■ DIRECTION: Retype every line from the start of the data down to and including the line with "return XC +". Skip the pictures.

■ SOURCE EXCERPT:

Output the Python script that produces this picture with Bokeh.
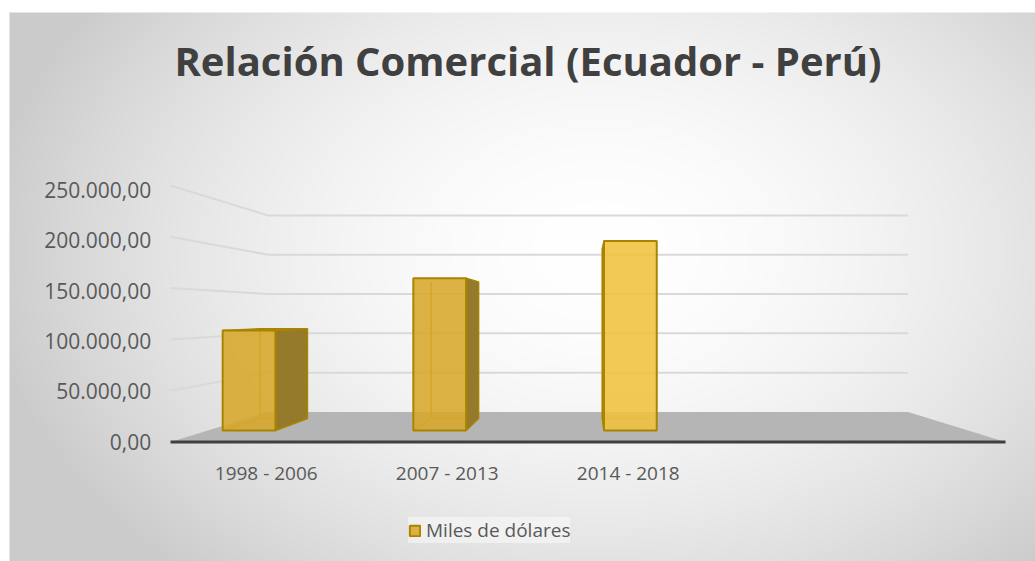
import numpy as np
from bokeh.plotting import figure
from bokeh.models import Range1d, Legend, LegendItem, Label, ColumnDataSource
from bokeh.core.properties import value
from bokeh.embed import file_html
from bokeh.resources import INLINE

# ---------------- data ----------------
title_text = "Relación Comercial (Ecuador - Perú)"
categories = ["1998 - 2006", "2007 - 2013", "2014 - 2018"]
series_name = "Miles de dólares"
values = [107000, 163000, 203000]
tick_values = [0, 50000, 100000, 150000, 200000, 250000]
tick_labels = ["0,00", "50.000,00", "100.000,00", "150.000,00", "200.000,00", "250.000,00"]

# ---------------- geometry / style ----------------
W, H = 1035, 561
X0, X1 = -1.02625, 3.91408
Y0, Y1 = -116477, 430330
XL, XR = -0.2148, 3.771        # floor front edge (front plane, data units)
XC, VC = 1.7804, 125244        # vanishing point
S_WALL = 0.766                 # back wall depth scale
S_BF, S_BB = 0.91, 0.817       # bar front / back depth scale
S_LAB = 0.864                  # category label depth scale
S_TICK = 0.984
HW = 0.1384                    # bar half width

FONT = "Open Sans"
TXT = "#595959"


def proj(x, v, s):
    return XC + s * (x - XC), VC + s * (v - VC)


p = figure(width=W, height=H, x_range=Range1d(X0, X1), y_range=Range1d(Y0, Y1),
           x_axis_type=None, y_axis_type=None, toolbar_location=None,
           output_backend="svg", min_border=0, outline_line_color=None,
           background_fill_color="white", border_fill_color="white")
p.grid.visible = False

# ---------------- background radial gradient ----------------
nx, ny = 1026, 549
px = 9 + np.arange(nx) + 0.5
py = 561 - np.arange(ny) - 0.5
PX, PY = np.meshgrid(px, py)
t = np.sqrt(((PX - 600) / 620.0) ** 2 + ((PY - 250) / 440.0) ** 2)
g = 255 - 52 * np.clip(t, 0, 1) ** 1.8
img = np.empty((ny, nx), dtype=np.uint32)
view = img.view(dtype=np.uint8).reshape((ny, nx, 4))
view[:, :, 0] = g.astype(np.uint8)
view[:, :, 1] = g.astype(np.uint8)
view[:, :, 2] = g.astype(np.uint8)
view[:, :, 3] = 255
bx0 = X0 + 9 / W * (X1 - X0)
by1 = Y1 - 12 / H * (Y1 - Y0)
p.image_rgba(image=[img], x=bx0, y=Y0, dw=X1 - bx0, dh=by1 - Y0)

# ---------------- walls / gridlines ----------------
gx, gy = [], []
for v in tick_values[1:]:
    bl = proj(XL, v, S_WALL)
    br = proj(XR, v, S_WALL)
    gx.append([XL, bl[0], br[0]])
    gy.append([v, bl[1], br[1]])
p.multi_line(gx, gy, line_color="#d9d9d9", line_width=2)

# floor
fbl = proj(XL, 0, S_WALL)
fbr = proj(XR, 0, S_WALL)
p.patch([XL, XR, fbr[0], fbl[0]], [0, 0, fbr[1], fbl[1]], fill_color="#b5b5b5",
        line_color=None)
p.line([XL, XR], [0, 0], line_color="#404040", line_width=3)

# ---------------- bars ----------------
front_cols = ["#d8a72b", "#d8a72b", "#f1c23f"]
side_col = "#957a2b"
top_col = "#c39522"
edge_col = "#a88400"
inner_col = "#c0940c"

ex, ey = [], []
sx, sy, sc = [], [], []
fx, fy, fc = [], [], []
for i, v in enumerate(values):
    xl, xr = i - HW, i + HW
    Fbl, Fbr, Ftr, Ftl = proj(xl, 0, S_BF), proj(xr, 0, S_BF), proj(xr, v, S_BF), proj(xl, v, S_BF)
    Bbl, Bbr, Btr, Btl = proj(xl, 0, S_BB), proj(xr, 0, S_BB), proj(xr, v, S_BB), proj(xl, v, S_BB)
    ex.append([Btl[0], Bbl[0], Bbr[0]]); ey.append([Btl[1], Bbl[1], Bbr[1]])
    ex.append([Fbl[0], Bbl[0]]); ey.append([Fbl[1], Bbl[1]])
    if Bbr[0] > Fbr[0]:
        sx.append([Fbr[0], Bbr[0], Btr[0], Ftr[0]]); sy.append([Fbr[1], Bbr[1], Btr[1], Ftr[1]]); sc.append(side_col)
    if Bbl[0] < Fbl[0]:
        sx.append([Fbl[0], Bbl[0], Btl[0], Ftl[0]]); sy.append([Fbl[1], Bbl[1], Btl[1], Ftl[1]]); sc.append(side_col)
    if v < VC:
        sx.append([Ftl[0], Ftr[0], Btr[0], Btl[0]]); sy.append([Ftl[1], Ftr[1], Btr[1], Btl[1]]); sc.append(top_col)
    fx.append([Fbl[0], Fbr[0], Ftr[0], Ftl[0]]); fy.append([Fbl[1], Fbr[1], Ftr[1], Ftl[1]]); fc.append(front_cols[i])

p.multi_line(ex, ey, line_color=inner_col, line_width=1.5)
p.patches(xs="xs", ys="ys", fill_color="c", line_color=edge_col, line_width=1.5,
          source=ColumnDataSource(dict(xs=sx, ys=sy, c=sc)))
front_r = p.patches(xs="xs", ys="ys", fill_color="c", fill_alpha=0.88, line_color=edge_col, line_width=2,
                    source=ColumnDataSource(dict(xs=fx, ys=fy, c=fc)))

# ---------------- axis labels ----------------
tl = [proj(XL, v, S_TICK) for v in tick_values]
p.text(x=[q[0] for q in tl], y=[q[1] for q in tl], text=tick_labels, x_offset=-26, y_offset=2,
       text_align="right", text_baseline="middle", text_font=value(FONT),
       text_font_size="21px", text_color=TXT)

cl = [proj(i, 0, S_LAB) for i in range(len(categories))]
p.text(x=[q[0] for q in cl], y=[0] * len(categories), text=categories, y_offset=31,
       text_align="center", text_baseline="middle", text_font=value(FONT),
       text_font_size="19px", text_color=TXT)

# ---------------- title ----------------
p.add_layout(Label(x=527.5, y=H - 60, x_units="screen", y_units="screen", text=title_text,
                   text_align="center", text_baseline="alphabetic", text_font=FONT,
                   text_font_size="40px", text_font_style="bold", text_color="#404040"))

# ---------------- legend ----------------
legend = Legend(items=[LegendItem(label=series_name, renderers=[front_r], index=0)], location=(408, 18),
                orientation="horizontal", background_fill_color="#f8f8f8", background_fill_alpha=0.6,
                border_line_color=None, label_text_font=FONT, label_text_font_size="19px",
                label_text_color=TXT, glyph_width=13, glyph_height=13, label_standoff=5,
                padding=18, margin=0, label_height=20)
p.add_layout(legend)

open("out.html", "w").write(file_html(p, INLINE))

■ IN RESPONSE:
Output the Python script that produces this picture with Bokeh.
import numpy as np
from bokeh.plotting import figure
from bokeh.models import Range1d, Legend, LegendItem, Label, ColumnDataSource
from bokeh.core.properties import value
from bokeh.embed import file_html
from bokeh.resources import INLINE

# ---------------- data ----------------
title_text = "Relación Comercial (Ecuador - Perú)"
categories = ["1998 - 2006", "2007 - 2013", "2014 - 2018"]
series_name = "Miles de dólares"
values = [107000, 163000, 203000]
tick_values = [0, 50000, 100000, 150000, 200000, 250000]
tick_labels = ["0,00", "50.000,00", "100.000,00", "150.000,00", "200.000,00", "250.000,00"]

# ---------------- geometry / style ----------------
W, H = 1035, 561
X0, X1 = -1.02625, 3.91408
Y0, Y1 = -116477, 430330
XL, XR = -0.2148, 3.771        # floor front edge (front plane, data units)
XC, VC = 1.7804, 125244        # vanishing point
S_WALL = 0.766                 # back wall depth scale
S_BF, S_BB = 0.91, 0.817       # bar front / back depth scale
S_LAB = 0.864                  # category label depth scale
S_TICK = 0.984
HW = 0.1384                    # bar half width

FONT = "Open Sans"
TXT = "#595959"


def proj(x, v, s):
    return XC + s * (x - XC), VC + s * (v - VC)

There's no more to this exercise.